CONFESSIONS OF A                                                                  
A San Francisco Girl's Down and Dirty Adventures in the Culinary Playground

Sunday, June 05, 2005

Northern (De)Lights (Huen Phen -- Chiang Mai, Thailand)

I'm back from my week o' hell. Let the games begin.

Let me again mention how fucking balls hot it was in Thailand.

On our first day in Chiang Mai (Northern Thailand), we set out to find a little lunch. We met an ex-pat who said it hadn't been that hot in two years. Super. Anyway, I had heard a little about Huen Phen, so we set out to find it. Streets are not so logical so it was with great determination that we trudged along in the 105 degree heat, thighs sticking together, piecing together what little Thai we could to try to find HP.

Turns out that it was right down the street from our hotel. Dumbass Americans, we are.

We knew we were getting accustomed to the heat because a) this was a hole in the wall with no air-con, save for a small dining room in the center that we were NOT in, b) all the food was kind of sitting out -- a strict no-no for Jon based on his mama's germ obsession and c) there was no air-con.

We sat down and ordered thusly: Pork Curry (red), sticky rice, khao soi, som tum, a Singha (beer) and a coke.

The pork curry was made without coconut milk, as is traditional in the north. This was some of the most tender pork I've ever had. It melted in our mouths like buttah. The only thing that made it better than it was already was that we were able to soak up the curry with fistfuls of sticky rice. I love sticky rice. Something about the rice being all clumpy makes it taste better. I'm serious.

The khao soi we ordered was noodles in curried fish sauce. Khao soi is extremely popular in Chiang Mai and is any soupy, curried noodle dish. This was fantastic -- spicy, noodle-y and the fish, which looked shredded, was tender and tasty. Just writing about it makes me sad because although you can find almost any type of Thai food here in SF, I have seen Khao soi in only one spot (Burma Superstar) and I want some more of it. RIGHT NOW.

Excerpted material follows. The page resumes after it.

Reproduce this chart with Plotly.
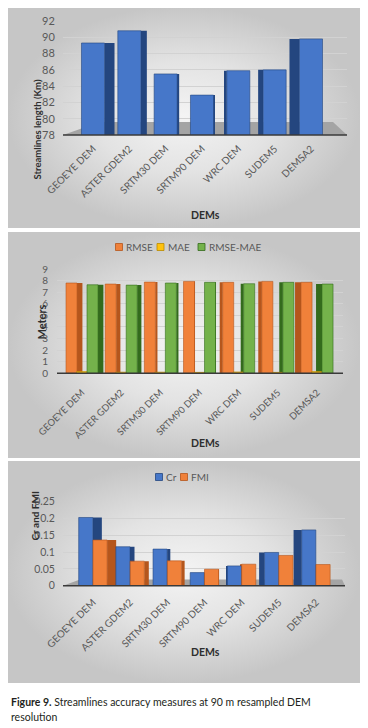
import plotly.graph_objects as go

# ---------------- data ----------------
categories = ["GEOEYE DEM", "ASTER GDEM2", "SRTM30 DEM", "SRTM90 DEM",
              "WRC DEM", "SUDEM5", "DEMSA2"]

streamlines_length_km = [89.3, 90.8, 85.5, 82.9, 85.9, 86.0, 89.8]

rmse = [7.79, 7.70, 7.87, 7.93, 7.85, 7.93, 7.85]
mae = [0.15, 0.10, 0.10, 0.08, 0.12, 0.08, 0.15]
rmse_minus_mae = [7.64, 7.61, 7.79, 7.85, 7.73, 7.85, 7.70]

cr = [0.203, 0.116, 0.109, 0.039, 0.059, 0.099, 0.166]
fmi = [0.136, 0.073, 0.074, 0.049, 0.064, 0.090, 0.063]

p1_yticks = [78, 80, 82, 84, 86, 88, 90, 92]
p2_yticks = [0, 1, 2, 3, 4, 5, 6, 7, 8, 9]
p3_yticks = [0, 0.05, 0.1, 0.15, 0.2, 0.25]
p3_yticktext = ["0", "0.05", "0.1", "0.15", "0.2", "0.25"]

# ---------------- layout helpers ----------------
W, H = 368, 728
OFF = 8  # page body margin: the figure starts 8px right/down of the page corner
FONT = "Lato"
TICK_COLOR = "#595959"
TITLE_COLOR = "#2e2e2e"


def px(x):
    """page pixel x -> paper fraction"""
    return (x - OFF) / W


def py(y):
    """page pixel y -> paper fraction"""
    return 1 - (y - OFF) / H


# pixel geometry (page coordinates) of each panel's plotting area
panels = {
    2: dict(x0=63, x1=347, c0=93, step=36.33, ytop=21, ybot=135, yr=[78, 92]),
    3: dict(x0=57, x1=343, c0=82, step=39.17, ytop=269, ybot=373.3, yr=[0, 9]),
    4: dict(x0=63, x1=345, c0=93, step=37.17, ytop=501.7, ybot=585.7, yr=[0, 0.25]),
}

# perspective of the 3-D side faces per category (+ = right face, - = left face)
persp = {
    2: [1.0, 0.6, 0.2, 0.05, -0.2, -0.5, -1.0],
    3: [0.9, 0.7, 0.35, 0.0, -0.5, -0.6, -1.0],
    4: [1.0, 0.5, 0.35, 0.0, -0.1, -0.6, -0.9],
}

fig = go.Figure()

# ---------------- panel backgrounds (gradient) on a hidden full-page axis ----------------
bg_boxes = [(8, 6, 360, 228), (8, 232, 360, 458), (6, 461, 360, 683)]
for (x0, y0, x1, y1) in bg_boxes:
    fig.add_trace(go.Scatter(
        x=[x0, x1, x1, x0, x0], y=[y0, y0, y1, y1, y0],
        mode="lines", line=dict(width=0), fill="toself",
        fillgradient=dict(type="radial",
                          colorscale=[[0, "#f4f4f4"], [0.5, "#e3e3e3"], [1, "#c6c6c6"]]),
        xaxis="x", yaxis="y", hoverinfo="skip", showlegend=False))


def add_series(panel, values, offset, width, side_max, front, side, name, part):
    ax = "x%d" % panel
    ay = "y%d" % panel
    if part == "side":
        offs, wids = [], []
        for p in persp[panel]:
            w = abs(p) * side_max
            offs.append(offset + width if p >= 0 else offset - w)
            wids.append(max(w, 0.0005))
        fig.add_trace(go.Bar(
            x=categories, y=values, xaxis=ax, yaxis=ay, offset=offs, width=wids,
            marker=dict(color=side, line=dict(width=0)), showlegend=False,
            hoverinfo="skip", name=name + " side"))
    else:
        fig.add_trace(go.Bar(
            x=categories, y=values, xaxis=ax, yaxis=ay, name=name,
            offset=[offset] * len(categories), width=[width] * len(categories),
            marker=dict(color=front, line=dict(width=0.6, color=side)),
            showlegend=False))


BLUE, BLUE_D = "#4677c9", "#24467f"
ORANGE, ORANGE_D = "#f0813a", "#b5561c"
YELLOW, YELLOW_D = "#ffc20e", "#b98a00"
GREEN, GREEN_D = "#74b24b", "#336b1c"

# panel 1
for part in ("side", "front"):
    add_series(2, streamlines_length_km, -0.317, 0.634, 0.275, BLUE, BLUE_D,
               "Streamlines length", part)

# panel 2
p2_series = [(rmse, -0.408, ORANGE, ORANGE_D, "RMSE"),
             (mae, -0.14, YELLOW, YELLOW_D, "MAE"),
             (rmse_minus_mae, 0.128, GREEN, GREEN_D, "RMSE-MAE")]
for part in ("side", "front"):
    for vals, off, c, cd, n in p2_series:
        add_series(3, vals, off, 0.281, 0.153, c, cd, n, part)

# panel 3
p3_series = [(cr, -0.385, BLUE, BLUE_D, "Cr"),
             (fmi, 0.0, ORANGE, ORANGE_D, "FMI")]
for part in ("side", "front"):
    for vals, off, c, cd, n in p3_series:
        add_series(4, vals, off, 0.38, 0.243, c, cd, n, part)

# ---------------- axes ----------------
layout = dict(
    width=W, height=H, autosize=False,
    margin=dict(l=0, r=0, t=0, b=0, pad=0),
    paper_bgcolor="white", plot_bgcolor="rgba(0,0,0,0)",
    barmode="overlay", showlegend=False,
    font=dict(family=FONT, color=TICK_COLOR),
    xaxis=dict(domain=[0, 1], range=[OFF, OFF + W], visible=False, fixedrange=True),
    yaxis=dict(domain=[0, 1], range=[OFF + H, OFF], visible=False, fixedrange=True),
)

ytick_cfg = {
    2: dict(tickvals=p1_yticks, ticktext=[str(v) for v in p1_yticks], size=11, len=5),
    3: dict(tickvals=p2_yticks, ticktext=[str(v) for v in p2_yticks], size=10, len=6),
    4: dict(tickvals=p3_yticks, ticktext=p3_yticktext, size=10.5, len=5),
}
xtick_len = {2: 3, 3: 9, 4: 6}
xtick_size = {2: 10, 3: 9.5, 4: 10}

for k, s in panels.items():
    xr = [(s["x0"] - s["c0"]) / s["step"], (s["x1"] - s["c0"]) / s["step"]]
    layout["xaxis%d" % k] = dict(
        domain=[px(s["x0"]), px(s["x1"])], anchor="y%d" % k, range=xr,
        type="category", showgrid=False, zeroline=False, showline=False,
        ticks="outside", ticklen=xtick_len[k], tickcolor="rgba(0,0,0,0)",
        tickangle=-45, automargin=False,
        tickfont=dict(size=xtick_size[k], color=TICK_COLOR, family=FONT),
        fixedrange=True)
    yc = ytick_cfg[k]
    layout["yaxis%d" % k] = dict(
        domain=[py(s["ybot"]), py(s["ytop"])], anchor="x%d" % k, range=s["yr"],
        tickmode="array", tickvals=yc["tickvals"], ticktext=yc["ticktext"],
        showgrid=True, gridcolor="#d2d2d2", gridwidth=1, zeroline=False,
        showline=False, ticks="outside", ticklen=yc["len"], automargin=False,
        tickcolor="rgba(0,0,0,0)",
        tickfont=dict(size=yc["size"], color=TICK_COLOR, family=FONT),
        fixedrange=True)

fig.update_layout(**layout)


# ---------------- floors (below bars), front edges and legend keys ----------------
def to_data(k, x, y):
    s = panels[k]
    xd = (x - s["c0"]) / s["step"]
    y0, y1 = s["yr"]
    yd = y0 + (s["ybot"] - y) / (s["ybot"] - s["ytop"]) * (y1 - y0)
    return xd, yd


floors = {
    2: [(63, 135), (347, 135), (333, 122), (100, 122)],
    4: [(63, 585.7), (345, 585.7), (342, 579.5), (80, 579.5)],
}
shapes = []
for k, pts in floors.items():
    d = [to_data(k, x, y) for x, y in pts]
    path = "M" + " L".join("%.5f,%.5f" % p for p in d) + " Z"
    shapes.append(dict(type="path", path=path, xref="x%d" % k, yref="y%d" % k,
                       fillcolor="#a4a4a4", line=dict(width=0), layer="below"))

for (x0, x1, y) in [(63, 347, 135), (57, 343, 373.3), (63, 345, 585.7)]:
    shapes.append(dict(type="line", xref="paper", yref="paper",
                       x0=px(x0), x1=px(x1), y0=py(y), y1=py(y),
                       line=dict(color="#3a3a3a", width=1.6), layer="above"))

# legend keys: (square left x, centre y, colour, edge colour, label)
legend_items = [
    (115.5, 247, ORANGE, ORANGE_D, "RMSE"),
    (157, 247, YELLOW, YELLOW_D, "MAE"),
    (198, 247, GREEN, GREEN_D, "RMSE-MAE"),
    (155.5, 477, BLUE, BLUE_D, "Cr"),
    (180.5, 477, ORANGE, ORANGE_D, "FMI"),
]
ann = []
for (lx, ly, c, cd, label) in legend_items:
    shapes.append(dict(type="rect", xref="paper", yref="paper",
                       x0=px(lx), x1=px(lx + 7), y0=py(ly + 3.5), y1=py(ly - 3.5),
                       fillcolor=c, line=dict(color=cd, width=0.8), layer="above"))
    ann.append(dict(text=label, x=px(lx + 8.5), y=py(ly), xref="paper", yref="paper",
                    xanchor="left", yanchor="middle", showarrow=False,
                    font=dict(size=10, color=TICK_COLOR, family=FONT)))
fig.update_layout(shapes=shapes)

# ---------------- titles and caption ----------------
ann.append(dict(text="<b>Streamlines length (Km)</b>", x=px(29), y=py(78),
                xref="paper", yref="paper", textangle=-90, showarrow=False,
                font=dict(size=9.5, color=TITLE_COLOR, family=FONT)))
ann.append(dict(text="<b>Meters</b>", x=px(32), y=py(322), xref="paper", yref="paper",
                textangle=-90, showarrow=False,
                font=dict(size=11, color=TITLE_COLOR, family=FONT)))
ann.append(dict(text="<b>Cr and FMI</b>", x=px(26), y=py(543), xref="paper", yref="paper",
                textangle=-90, showarrow=False,
                font=dict(size=10, color=TITLE_COLOR, family=FONT)))
for yy in (207, 443, 660):
    ann.append(dict(text="<b>DEMs</b>", x=px(205), y=py(yy), xref="paper", yref="paper",
                    showarrow=False, font=dict(size=10.5, color=TITLE_COLOR, family=FONT)))
ann.append(dict(text="<b>Figure 9.</b> Streamlines accuracy measures at 90 m resampled DEM",
                x=px(9), y=py(702), xref="paper", yref="paper", xanchor="left",
                yanchor="middle", align="left", showarrow=False,
                font=dict(size=10.5, color="#231f20", family=FONT)))
ann.append(dict(text="resolution",
                x=px(9), y=py(717), xref="paper", yref="paper", xanchor="left",
                yanchor="middle", align="left", showarrow=False,
                font=dict(size=10.5, color="#231f20", family=FONT)))
fig.update_layout(annotations=ann)

fig.write_html("out.html")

Som Tum is just magical when you are sweating like cheese left on the counter after a party. Som Tum is the traditional spicy green papaya salad. And HP's version was perfect -- crisp, spicy, refreshing and yums.

Service was extremely friendly and helpful, despite our limited language skills and their limited ability dealing with Western folk. And our 20B ($.50) tip was so appreciated that I almost couldn't believe it.

We enjoyed this meal so much that we kept meaning to go back. But I'm a whore, and well, I only had a few days to spread my love around in the totally rockin' city of Chiang Mai (more on that later). So we peeled our butts off the seats, thanked the kind folks who cooked and served our meal and moved on.

Our meal? 150B, or just under $4. This included the 20B tip and the drinks were 60B. If you're following, that means our food was just under $2. Pardon me while I weep into my bowl of tapioca pudding that cost twice what our entire meal cost at HP. Nothing's more pathetic than a whore sobbing into her pudding.


"To eat is a necessity. To eat intelligently is an art."